Mark-J
04-08-2008, 08:41 AM
With Trax you have to get your head round Absolute and Relative channels / offsets. On your character Maya has assigned what it thinks is the correct mix between these 2 offset types..... so things like Root controllers are in Absolute space, clavs in relative. You can check this by selecting the clip and looking at the Attributes. What the hell does this mean?
Ok, They introduced this STUPID split back in Maya7, previously you'd assign an entire clip to be either absolute, or relative. This is still how we work today, I ALWAYS set clips to be fully absolute. Absolute means that the exact data in that clip is being used, relative means the data in the clip is added up with any current data in relative space, meaning that you're never actually sure if the pose of the character is what you added to the clip, or a mix there of. Relative works great IF you're doing corrections, or over-lays of data, ie..... I want to shift this whole data by 10 in the X. It is howevere very dangerous if you just want to use the Trax as a NLA mixer, mixing 2 animations together.

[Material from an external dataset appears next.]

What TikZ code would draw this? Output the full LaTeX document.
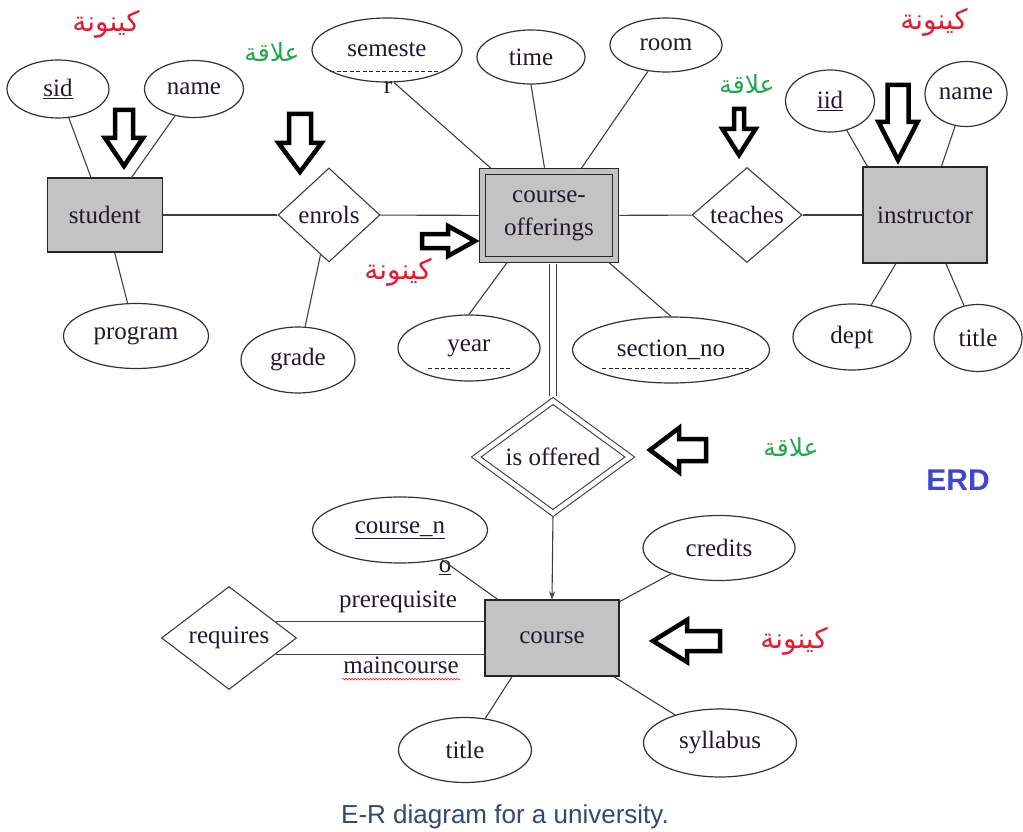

So, back to your example. If you have both clips ontop of each other in the timeline without a blend, then in Absolute mode, you're getting the data from Clip1+ clip2, hence the character flies off. If you were in Relative mode, then you'd get Clip1 + the relative data from Clip2.
In other words, at frame 1, Clip1 has the wrist translates at 10, 5, 2, clip2 has values of 10, 6, 1. Without a blend and the clips over lapping in Absolute you'd get 20,11,3.
So, working practice, Absolute is the safest way of working, and if you do have anims who's times overlap, blend.